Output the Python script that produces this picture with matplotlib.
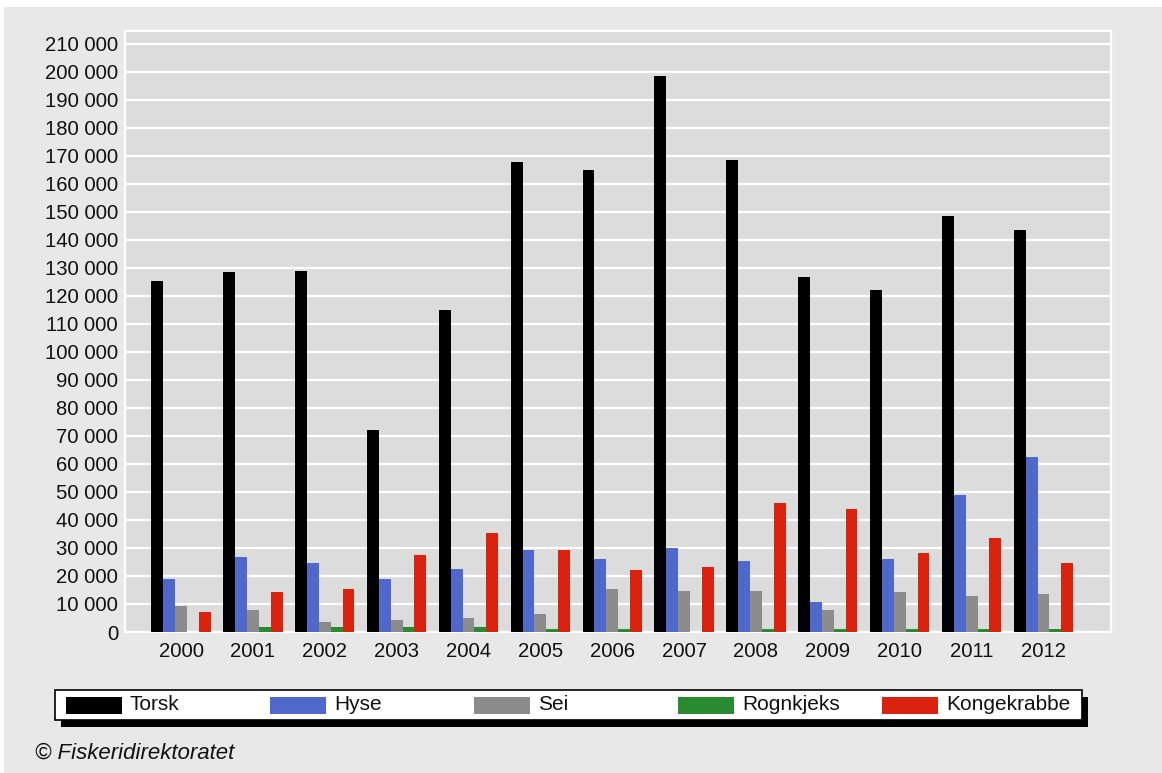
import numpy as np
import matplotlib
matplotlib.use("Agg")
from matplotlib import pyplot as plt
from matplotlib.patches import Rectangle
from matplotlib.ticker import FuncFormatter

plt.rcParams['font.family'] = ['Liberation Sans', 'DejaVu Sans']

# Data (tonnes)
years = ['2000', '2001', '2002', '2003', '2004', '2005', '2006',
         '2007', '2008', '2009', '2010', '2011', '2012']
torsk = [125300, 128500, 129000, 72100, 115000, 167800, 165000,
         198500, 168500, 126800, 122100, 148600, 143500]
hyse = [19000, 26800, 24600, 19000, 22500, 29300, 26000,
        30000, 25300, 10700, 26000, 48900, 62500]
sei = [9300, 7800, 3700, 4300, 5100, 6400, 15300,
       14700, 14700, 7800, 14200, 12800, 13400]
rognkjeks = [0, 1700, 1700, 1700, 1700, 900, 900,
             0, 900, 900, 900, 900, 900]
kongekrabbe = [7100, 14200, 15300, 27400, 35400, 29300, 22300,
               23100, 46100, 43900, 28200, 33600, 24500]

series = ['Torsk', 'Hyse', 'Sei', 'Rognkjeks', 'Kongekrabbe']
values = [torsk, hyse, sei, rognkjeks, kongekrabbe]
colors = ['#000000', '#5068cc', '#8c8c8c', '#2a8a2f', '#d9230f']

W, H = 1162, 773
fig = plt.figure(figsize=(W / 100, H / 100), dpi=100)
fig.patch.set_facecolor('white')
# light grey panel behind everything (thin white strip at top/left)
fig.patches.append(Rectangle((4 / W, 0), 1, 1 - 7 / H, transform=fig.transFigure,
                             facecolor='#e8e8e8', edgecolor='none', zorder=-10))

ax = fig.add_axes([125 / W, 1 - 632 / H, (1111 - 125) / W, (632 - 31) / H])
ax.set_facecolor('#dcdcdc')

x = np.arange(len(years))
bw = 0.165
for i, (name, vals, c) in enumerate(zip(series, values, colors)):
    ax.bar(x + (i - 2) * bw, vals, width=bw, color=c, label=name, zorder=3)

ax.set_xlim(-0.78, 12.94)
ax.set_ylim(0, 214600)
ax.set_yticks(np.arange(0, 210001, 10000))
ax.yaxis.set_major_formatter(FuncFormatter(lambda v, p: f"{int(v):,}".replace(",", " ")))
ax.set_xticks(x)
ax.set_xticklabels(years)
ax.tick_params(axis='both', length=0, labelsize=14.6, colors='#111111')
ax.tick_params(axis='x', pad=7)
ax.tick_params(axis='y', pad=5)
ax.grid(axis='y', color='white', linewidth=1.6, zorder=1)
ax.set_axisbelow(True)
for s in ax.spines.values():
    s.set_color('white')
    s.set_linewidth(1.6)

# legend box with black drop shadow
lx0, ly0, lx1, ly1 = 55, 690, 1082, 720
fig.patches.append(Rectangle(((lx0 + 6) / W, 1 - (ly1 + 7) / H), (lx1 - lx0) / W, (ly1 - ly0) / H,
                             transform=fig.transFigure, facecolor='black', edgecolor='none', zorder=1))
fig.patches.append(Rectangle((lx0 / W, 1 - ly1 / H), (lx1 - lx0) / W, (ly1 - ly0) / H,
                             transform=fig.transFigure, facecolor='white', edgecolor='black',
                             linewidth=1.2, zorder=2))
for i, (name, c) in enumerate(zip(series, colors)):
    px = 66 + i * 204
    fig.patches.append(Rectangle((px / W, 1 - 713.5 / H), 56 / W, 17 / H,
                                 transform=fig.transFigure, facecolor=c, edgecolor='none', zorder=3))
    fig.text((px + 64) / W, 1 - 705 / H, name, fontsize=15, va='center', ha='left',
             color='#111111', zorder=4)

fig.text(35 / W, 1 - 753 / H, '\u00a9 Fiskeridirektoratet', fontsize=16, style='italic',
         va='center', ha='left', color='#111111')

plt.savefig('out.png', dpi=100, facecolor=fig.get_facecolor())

++++++++++++++++++++

:: What to produce ::
Starting with the first line of the data above and ending with the line containing "plt.rcParams['font.family'] = ['Liberation", please restate every line exactly, leaving images out.

:: Final result ::
Output the Python script that produces this picture with matplotlib.
import numpy as np
import matplotlib
matplotlib.use("Agg")
from matplotlib import pyplot as plt
from matplotlib.patches import Rectangle
from matplotlib.ticker import FuncFormatter

plt.rcParams['font.family'] = ['Liberation Sans', 'DejaVu Sans']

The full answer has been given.